Os problemas históricos de desigualdade e exclusão na América Latina refletem-se nos campos da comunicação e da cultura de modo semelhante e perverso: um pequeno número de megagrupos, quase sempre em alianças com conglomerados transnacionais, controla, de maneira oligopólica, expressiva parcela da produção e da circulação de dados, sons e imagens. Os titãs buscam rentabilidade a qualquer preço, beneficiando-se das desregulamentações neoliberais, das omissões deliberadas dos poderes públicos e dos desníveis tecnológicos entre países ricos e periféricos. Em função de seus interesses mercantis, boa parte da produção simbólica não leva na devida conta identidades, tradições e anseios socioculturais dos povos. O que prevalece, geralmente, são apelos convulsivos ao consumo, elevado à condição de instância máxima de organização societária.
A ascensão do espanhol como segundo idioma da globalização, o atrativo de um continente com 560 milhões de habitantes, a carência por tecnologias avançadas e a ausência de legislações antioligopólicas têm levado conglomerados de infotelecomunicações – principalmente norte-americanos – a incrementarem seus negócios. Isso acontece por meio de aplicações diretas ou acordos e joint ventures com empresas e investidores locais.
Trata-se de uma das regiões mais rentáveis ao escoamento de bens e serviços multimídias. As projeções da consultoria Price Waterhouse Coopers para o quadriênio 2004-2008 indicam expansão de 6,3% nas receitas de informação e entretenimento. Não é casual que a taxa de expansão da publicidade latino-americana supere os índices dos produtos internos brutos da maioria dos países. Enquanto o PIB subiu, na média, 5,3% em 2006, os investimentos publicitários cresceram em torno de 8%.

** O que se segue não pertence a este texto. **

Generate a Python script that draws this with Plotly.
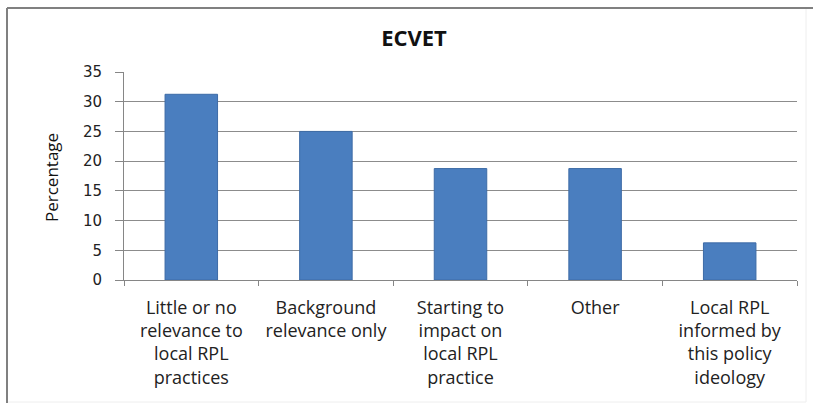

Entendamos bem o cenário adverso com que nos deparamos. As corporações de mídia qualificam-se como atores de primeira linha no processo de reprodução do capital em dimensão planetária. Elas apóiam-se em tecnologias de ponta, poderio financeiro, know-how gerencial, influência política, capacidade industrial, suporte logístico e esquemas globais de distribuição. Do ponto de vista ideológico, fixam as premissas do discurso neoliberal, que transfere para o mercado a regulação das aspirações sociais ao mesmo tempo em que desqualifica ou neutraliza contestações ao status quo. A mídia, assim, atua tanto por adesão à globalização capitalista quanto por deter a capacidade única de interconectar o planeta, através de satélites e redes infoeletrônicas.
Lógicas comerciais
A concentração patrimonial e tecnoprodutiva é particularmente grave na América Latina, onde players internacionais (News Corporation, Viacom, Time Warner, Disney, Bertelsmann, Sony-Columbia) têm alianças estratégicas com grupos multimídias regionais, vários deles controlados por dinastias familiares. Com as desregulamentações e privatizações na década de 1990, dinamizou-se essa junção de atores nacionais – sobretudo do Brasil, da Argentina e do México – e internacionais. As diretrizes de regionalizalização traduzem-se em coleções de joint ventures, aquisições, fusões, repartições acionárias e acordos operacionais, geralmente concebidos e implementados por holdings transnacionais (particularmente norte-americanas).
As quatro maiores empresas nas áreas de mídia e entretenimento retêm 60% do faturamento total dos mercados e das audiências. Se compararmos o desempenho sofrível da maioria dos países latino-americanos no comércio internacional com o que os gigantes midiáticos arrecadam no nosso continente, concluiremos que o grosso do faturamento é sugado por potências estrangeiras. Os Estados Unidos ficam com 55% das rendas mundiais geradas por bens culturais e comunicacionais; a União Européia, com 25%; Japão e Ásia, com 15%; e a América Latina, com apenas 5%.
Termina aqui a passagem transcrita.